Colombia’s presidential election on Sunday will ultimately become a referendum on the government’s peace negotiations with the Marxist guerrilla group, the Revolutionary Armed Forces of Colombia, or FARC.

The peace talks, begun by President Juan Manuel Santos in September 2012, aren't popular. A recent poll found that only 39 percent of Colombians say that dialogue with the rebels is the best way to achieve peace. The rest say the guerrillas should be given a chance to surrender or be defeated militarily.

The talks are so unpopular that Santos’s approval rating has tumbled from 52 percent in February 2013 and now sits at 38 percent, according to pollster Ipsos, even though economic growth has surged, averaging 4.7 percent annually since he took office in 2010. Plus, inflation is low, government debt as a percentage of gross domestic product has declined, and foreign investment has risen steadily during his tenure. Yet the incumbent finds himself in a dead heat with rival Oscar Ivan Zuluaga, an equally business-friendly politician who has vowed to suspend the peace negotiations.
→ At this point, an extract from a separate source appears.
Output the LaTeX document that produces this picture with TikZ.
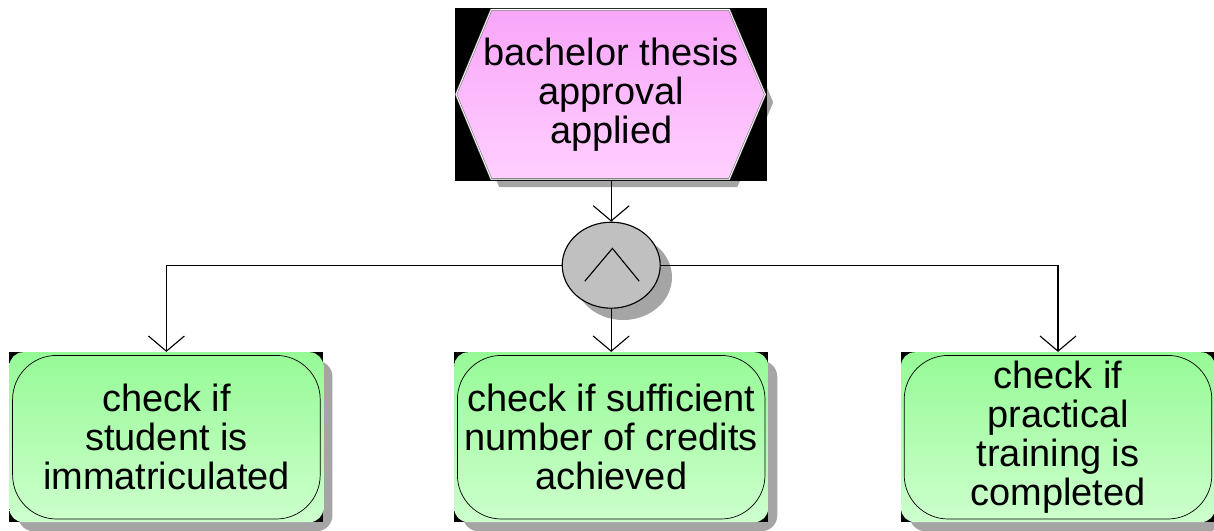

That so many Colombians would choose to continue a 50-year war against drug-financed rebels instead of hammering out a compromise says much about the type of democracy they want to preserve.

The lack of enthusiasm for peace talks is partly an issue of comfort. Colombians in urban areas -- 76 percent of the population -- have learned to live with a war that happens in faraway jungles and has little effect on their lives. These days the biggest sacrifice Colombian city dwellers make is tolerating bomb-sniffing dogs in shopping mall parking lots.

Signing peace deals and giving the FARC institutional legitimacy could roil the political landscape. The hard left could grow with former guerrilla fighters vying for spots in a political system that now is dominated by a few political clans and the sons of the elite.

Moreover, a postwar Colombia would face a host of demands, especially from the agriculture sector. Politicians have grown accustomed to dismissing concerns from various factions by insisting that almost any protests are inspired by FARC. Sociologist Daniel Pecaut recently said it best: “What Colombia fears most is populism, not the FARC.”

There’s a reason for that. After all, Colombians have seen up close how 15 years of a radical leftist government destroyed the economy and political system of neighboring Venezuela. Colombians are right to worry that the FARC could renege on its agreements, use the talks as a stalling tactic or to promote itself as a legitimate political front, as it has done before.

Such low expectations are understandable, but they’re misguided. Colombia’s former hardline president, Alvaro Uribe, achieved much by squeezing the FARC militarily. But bullets alone may not do away with a rebel group that has managed to survive for so long.

The worst thing about a long-running war is that it desensitizes those who are exposed to it. Colombia’s democracy will no doubt undergo change should the FARC ever disappear, in some ways for the worst, perhaps in the form of postwar violence or radical leftists vying for power. But the social and economic benefits to Colombia of achieving peace may well be worth the risk.